● **The request**: Restate word for word the lines beginning at the one that contains "Output the Python" and ending at the one that contains "from matplotlib.patches import Patch"; include both and nothing else.

● **Supplied material**:
────────────────────────────────────────

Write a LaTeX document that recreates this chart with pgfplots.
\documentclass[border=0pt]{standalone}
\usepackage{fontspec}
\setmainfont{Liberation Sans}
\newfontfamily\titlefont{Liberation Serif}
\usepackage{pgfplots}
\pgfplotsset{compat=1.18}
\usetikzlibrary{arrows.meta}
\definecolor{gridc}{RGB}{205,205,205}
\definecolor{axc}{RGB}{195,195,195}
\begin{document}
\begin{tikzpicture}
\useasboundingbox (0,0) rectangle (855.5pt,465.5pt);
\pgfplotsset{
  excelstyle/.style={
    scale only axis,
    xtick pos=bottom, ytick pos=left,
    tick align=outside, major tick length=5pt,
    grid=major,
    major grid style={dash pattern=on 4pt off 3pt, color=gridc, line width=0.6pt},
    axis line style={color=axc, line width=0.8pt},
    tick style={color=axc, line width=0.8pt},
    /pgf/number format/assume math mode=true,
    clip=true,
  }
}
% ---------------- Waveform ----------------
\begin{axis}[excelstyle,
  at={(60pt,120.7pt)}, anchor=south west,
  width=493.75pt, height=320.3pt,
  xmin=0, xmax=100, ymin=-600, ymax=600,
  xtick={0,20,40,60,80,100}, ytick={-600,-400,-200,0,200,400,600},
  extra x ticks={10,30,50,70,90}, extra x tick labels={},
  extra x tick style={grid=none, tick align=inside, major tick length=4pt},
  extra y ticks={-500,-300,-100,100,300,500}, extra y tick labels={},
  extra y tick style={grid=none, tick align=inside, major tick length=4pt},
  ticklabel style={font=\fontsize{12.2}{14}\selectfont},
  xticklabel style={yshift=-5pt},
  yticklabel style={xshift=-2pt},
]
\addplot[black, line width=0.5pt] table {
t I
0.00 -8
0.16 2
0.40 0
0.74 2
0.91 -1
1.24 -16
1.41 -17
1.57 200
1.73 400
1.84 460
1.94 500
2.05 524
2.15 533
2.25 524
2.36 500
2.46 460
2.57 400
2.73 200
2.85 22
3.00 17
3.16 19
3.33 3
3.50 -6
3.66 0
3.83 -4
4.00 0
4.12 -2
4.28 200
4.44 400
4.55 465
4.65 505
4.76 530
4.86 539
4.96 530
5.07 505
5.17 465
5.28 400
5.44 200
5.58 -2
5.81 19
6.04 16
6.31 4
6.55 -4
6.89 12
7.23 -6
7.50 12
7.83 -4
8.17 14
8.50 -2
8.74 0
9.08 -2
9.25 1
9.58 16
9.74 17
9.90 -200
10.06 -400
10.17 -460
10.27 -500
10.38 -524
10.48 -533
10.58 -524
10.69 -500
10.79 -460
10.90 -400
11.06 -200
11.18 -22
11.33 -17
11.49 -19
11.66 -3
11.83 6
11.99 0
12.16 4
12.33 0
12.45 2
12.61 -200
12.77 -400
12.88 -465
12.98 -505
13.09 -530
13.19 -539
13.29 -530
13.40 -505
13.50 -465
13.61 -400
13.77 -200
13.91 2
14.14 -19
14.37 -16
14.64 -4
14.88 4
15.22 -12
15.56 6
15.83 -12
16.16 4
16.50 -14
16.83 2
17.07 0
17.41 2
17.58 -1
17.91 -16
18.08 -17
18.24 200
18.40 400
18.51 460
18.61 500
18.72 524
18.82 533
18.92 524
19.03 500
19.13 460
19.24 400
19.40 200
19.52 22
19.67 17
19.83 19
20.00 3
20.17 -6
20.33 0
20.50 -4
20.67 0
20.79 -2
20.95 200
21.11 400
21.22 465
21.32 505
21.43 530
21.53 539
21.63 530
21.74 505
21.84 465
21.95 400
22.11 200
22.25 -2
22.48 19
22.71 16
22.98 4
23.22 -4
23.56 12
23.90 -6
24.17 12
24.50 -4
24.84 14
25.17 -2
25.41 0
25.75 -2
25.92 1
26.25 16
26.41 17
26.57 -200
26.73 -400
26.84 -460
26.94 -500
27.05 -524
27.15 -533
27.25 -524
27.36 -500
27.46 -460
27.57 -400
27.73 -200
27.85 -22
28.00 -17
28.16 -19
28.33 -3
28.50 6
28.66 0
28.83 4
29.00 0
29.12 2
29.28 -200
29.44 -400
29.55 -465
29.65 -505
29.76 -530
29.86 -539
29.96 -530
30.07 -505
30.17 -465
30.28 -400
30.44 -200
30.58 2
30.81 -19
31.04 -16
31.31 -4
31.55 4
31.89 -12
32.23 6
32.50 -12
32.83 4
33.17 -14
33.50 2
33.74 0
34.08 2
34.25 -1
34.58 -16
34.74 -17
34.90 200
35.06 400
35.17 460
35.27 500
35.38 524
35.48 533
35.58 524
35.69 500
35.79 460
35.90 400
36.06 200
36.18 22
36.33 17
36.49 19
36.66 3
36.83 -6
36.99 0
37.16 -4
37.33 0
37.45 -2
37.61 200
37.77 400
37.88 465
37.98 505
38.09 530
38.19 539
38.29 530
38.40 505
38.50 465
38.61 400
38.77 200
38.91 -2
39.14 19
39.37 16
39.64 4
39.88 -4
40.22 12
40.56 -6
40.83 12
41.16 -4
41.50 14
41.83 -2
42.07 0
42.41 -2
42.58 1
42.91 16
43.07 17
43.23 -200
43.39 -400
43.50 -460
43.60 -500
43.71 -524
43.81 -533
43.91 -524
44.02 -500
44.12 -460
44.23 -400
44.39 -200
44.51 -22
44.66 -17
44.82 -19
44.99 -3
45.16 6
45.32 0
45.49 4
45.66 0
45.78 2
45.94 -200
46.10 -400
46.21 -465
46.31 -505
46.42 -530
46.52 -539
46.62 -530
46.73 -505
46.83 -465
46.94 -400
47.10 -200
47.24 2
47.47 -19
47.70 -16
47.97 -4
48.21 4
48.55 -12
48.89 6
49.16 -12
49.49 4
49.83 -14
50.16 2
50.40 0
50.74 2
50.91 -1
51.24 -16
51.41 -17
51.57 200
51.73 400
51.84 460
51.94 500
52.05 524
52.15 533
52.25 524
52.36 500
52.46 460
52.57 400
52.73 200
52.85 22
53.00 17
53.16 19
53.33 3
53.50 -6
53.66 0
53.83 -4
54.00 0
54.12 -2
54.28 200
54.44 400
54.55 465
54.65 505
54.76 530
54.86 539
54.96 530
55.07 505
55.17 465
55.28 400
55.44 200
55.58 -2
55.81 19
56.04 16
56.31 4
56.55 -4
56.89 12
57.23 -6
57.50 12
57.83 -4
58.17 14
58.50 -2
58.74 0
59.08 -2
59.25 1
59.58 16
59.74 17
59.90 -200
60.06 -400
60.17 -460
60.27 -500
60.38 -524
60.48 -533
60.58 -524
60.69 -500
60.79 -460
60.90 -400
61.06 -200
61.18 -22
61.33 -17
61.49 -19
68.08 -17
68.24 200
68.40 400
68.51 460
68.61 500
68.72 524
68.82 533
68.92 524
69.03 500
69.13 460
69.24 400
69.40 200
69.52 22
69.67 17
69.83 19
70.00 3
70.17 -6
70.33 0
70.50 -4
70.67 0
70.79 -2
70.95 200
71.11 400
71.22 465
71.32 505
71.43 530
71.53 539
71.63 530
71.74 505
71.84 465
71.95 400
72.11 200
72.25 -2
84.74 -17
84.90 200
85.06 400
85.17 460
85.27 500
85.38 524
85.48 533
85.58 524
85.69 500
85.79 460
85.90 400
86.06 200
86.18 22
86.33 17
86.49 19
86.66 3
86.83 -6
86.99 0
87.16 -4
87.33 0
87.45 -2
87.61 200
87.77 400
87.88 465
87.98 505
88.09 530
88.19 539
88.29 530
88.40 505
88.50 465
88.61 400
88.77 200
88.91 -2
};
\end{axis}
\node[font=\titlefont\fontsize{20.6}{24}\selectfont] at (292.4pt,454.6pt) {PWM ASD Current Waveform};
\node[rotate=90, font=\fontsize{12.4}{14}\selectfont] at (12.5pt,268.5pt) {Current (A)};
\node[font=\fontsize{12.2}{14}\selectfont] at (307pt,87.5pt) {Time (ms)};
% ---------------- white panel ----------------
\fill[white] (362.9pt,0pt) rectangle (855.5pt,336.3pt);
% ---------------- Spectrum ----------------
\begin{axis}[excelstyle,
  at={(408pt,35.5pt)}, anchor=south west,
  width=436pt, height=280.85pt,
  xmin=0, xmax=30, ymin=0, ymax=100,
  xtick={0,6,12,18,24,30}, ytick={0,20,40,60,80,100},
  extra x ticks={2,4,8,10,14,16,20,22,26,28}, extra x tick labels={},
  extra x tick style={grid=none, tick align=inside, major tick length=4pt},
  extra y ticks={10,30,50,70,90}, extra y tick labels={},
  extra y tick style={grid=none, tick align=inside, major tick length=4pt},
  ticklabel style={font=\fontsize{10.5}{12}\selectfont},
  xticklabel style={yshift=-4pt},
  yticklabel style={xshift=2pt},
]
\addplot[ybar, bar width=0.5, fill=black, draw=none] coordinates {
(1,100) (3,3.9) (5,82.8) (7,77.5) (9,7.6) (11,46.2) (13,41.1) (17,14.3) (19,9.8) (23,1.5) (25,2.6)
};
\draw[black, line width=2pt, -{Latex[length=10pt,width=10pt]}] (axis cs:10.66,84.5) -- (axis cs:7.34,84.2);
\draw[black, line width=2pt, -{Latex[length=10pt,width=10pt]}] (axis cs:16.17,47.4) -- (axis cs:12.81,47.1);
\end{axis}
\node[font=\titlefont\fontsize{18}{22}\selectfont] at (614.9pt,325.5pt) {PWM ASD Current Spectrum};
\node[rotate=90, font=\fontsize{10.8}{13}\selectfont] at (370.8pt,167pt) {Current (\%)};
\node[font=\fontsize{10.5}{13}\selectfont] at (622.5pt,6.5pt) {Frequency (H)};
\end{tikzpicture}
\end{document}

────────────────────────────────────────

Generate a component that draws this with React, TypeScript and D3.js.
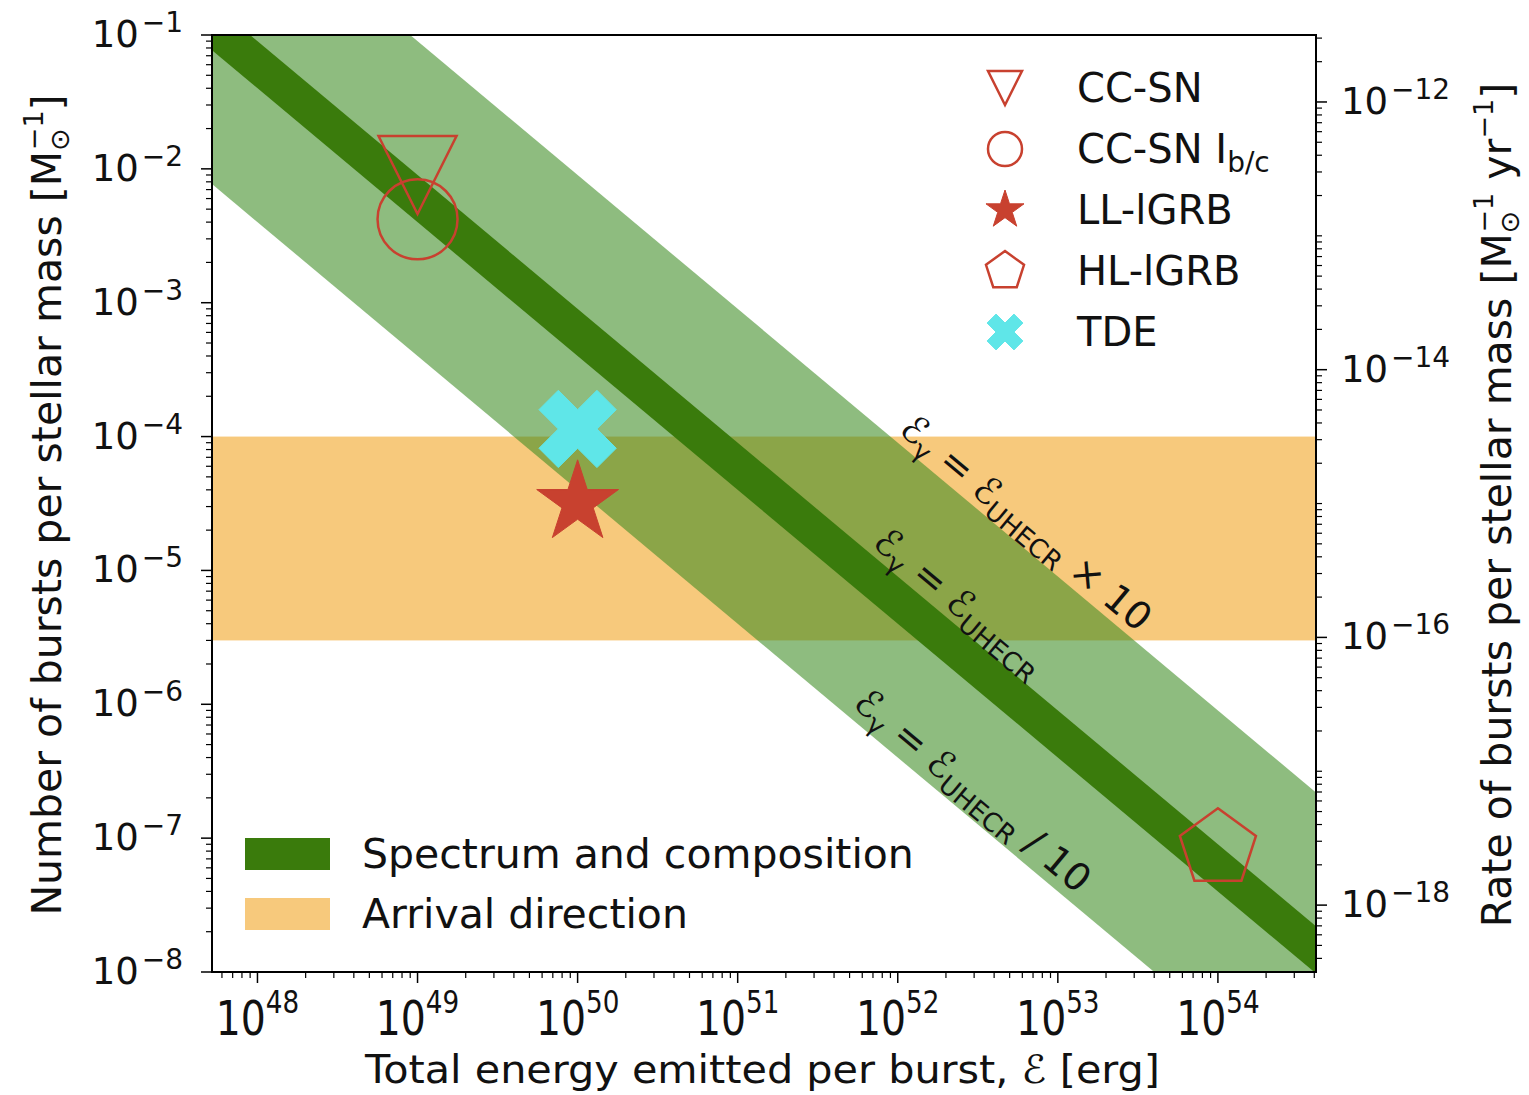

────────────────────────────────────────

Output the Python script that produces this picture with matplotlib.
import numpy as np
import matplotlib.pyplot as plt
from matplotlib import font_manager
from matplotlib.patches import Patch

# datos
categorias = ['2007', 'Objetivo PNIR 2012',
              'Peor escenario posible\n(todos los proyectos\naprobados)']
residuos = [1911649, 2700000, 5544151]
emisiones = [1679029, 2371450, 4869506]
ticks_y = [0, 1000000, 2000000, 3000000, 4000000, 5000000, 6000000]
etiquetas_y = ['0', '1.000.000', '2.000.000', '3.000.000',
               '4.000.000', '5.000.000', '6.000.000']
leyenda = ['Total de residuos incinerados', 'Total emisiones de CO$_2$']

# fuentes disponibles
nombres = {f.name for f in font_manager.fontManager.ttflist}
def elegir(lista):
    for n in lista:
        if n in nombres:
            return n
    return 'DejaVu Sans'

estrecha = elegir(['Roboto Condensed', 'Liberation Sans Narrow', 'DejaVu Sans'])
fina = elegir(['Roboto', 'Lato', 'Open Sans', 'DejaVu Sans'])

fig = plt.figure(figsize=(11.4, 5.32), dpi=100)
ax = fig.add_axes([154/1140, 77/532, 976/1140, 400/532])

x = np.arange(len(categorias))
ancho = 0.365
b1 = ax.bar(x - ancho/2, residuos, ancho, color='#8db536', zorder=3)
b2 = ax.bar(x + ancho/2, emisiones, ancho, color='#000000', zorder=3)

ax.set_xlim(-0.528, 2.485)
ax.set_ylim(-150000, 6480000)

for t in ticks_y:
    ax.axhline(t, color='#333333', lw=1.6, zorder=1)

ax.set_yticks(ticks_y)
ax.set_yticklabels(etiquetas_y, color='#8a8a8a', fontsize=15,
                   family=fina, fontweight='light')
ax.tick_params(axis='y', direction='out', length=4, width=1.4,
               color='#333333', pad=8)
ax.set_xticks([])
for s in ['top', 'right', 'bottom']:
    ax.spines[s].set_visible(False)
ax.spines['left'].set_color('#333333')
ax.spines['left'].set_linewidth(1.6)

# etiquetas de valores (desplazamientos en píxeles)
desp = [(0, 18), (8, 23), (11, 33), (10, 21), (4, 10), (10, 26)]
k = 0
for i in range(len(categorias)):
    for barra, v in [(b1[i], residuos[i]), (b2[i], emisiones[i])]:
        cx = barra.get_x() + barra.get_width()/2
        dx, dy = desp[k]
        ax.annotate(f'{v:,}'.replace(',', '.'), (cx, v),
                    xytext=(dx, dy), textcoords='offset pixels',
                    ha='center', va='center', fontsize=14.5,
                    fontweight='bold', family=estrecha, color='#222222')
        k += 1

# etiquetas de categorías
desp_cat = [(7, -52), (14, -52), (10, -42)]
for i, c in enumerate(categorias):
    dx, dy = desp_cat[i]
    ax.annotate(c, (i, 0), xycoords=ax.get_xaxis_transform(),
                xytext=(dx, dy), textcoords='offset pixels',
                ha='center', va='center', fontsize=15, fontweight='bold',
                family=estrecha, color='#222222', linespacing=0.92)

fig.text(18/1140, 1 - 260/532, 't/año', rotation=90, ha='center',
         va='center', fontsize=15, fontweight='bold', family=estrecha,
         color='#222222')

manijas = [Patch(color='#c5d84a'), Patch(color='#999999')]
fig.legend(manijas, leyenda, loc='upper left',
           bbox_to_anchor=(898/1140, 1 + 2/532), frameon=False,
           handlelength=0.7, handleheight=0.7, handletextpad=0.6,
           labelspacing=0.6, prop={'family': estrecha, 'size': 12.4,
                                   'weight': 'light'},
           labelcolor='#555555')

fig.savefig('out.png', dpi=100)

────────────────────────────────────────

● **Response to the exercise**:
Output the Python script that produces this picture with matplotlib.
import numpy as np
import matplotlib.pyplot as plt
from matplotlib import font_manager
from matplotlib.patches import Patch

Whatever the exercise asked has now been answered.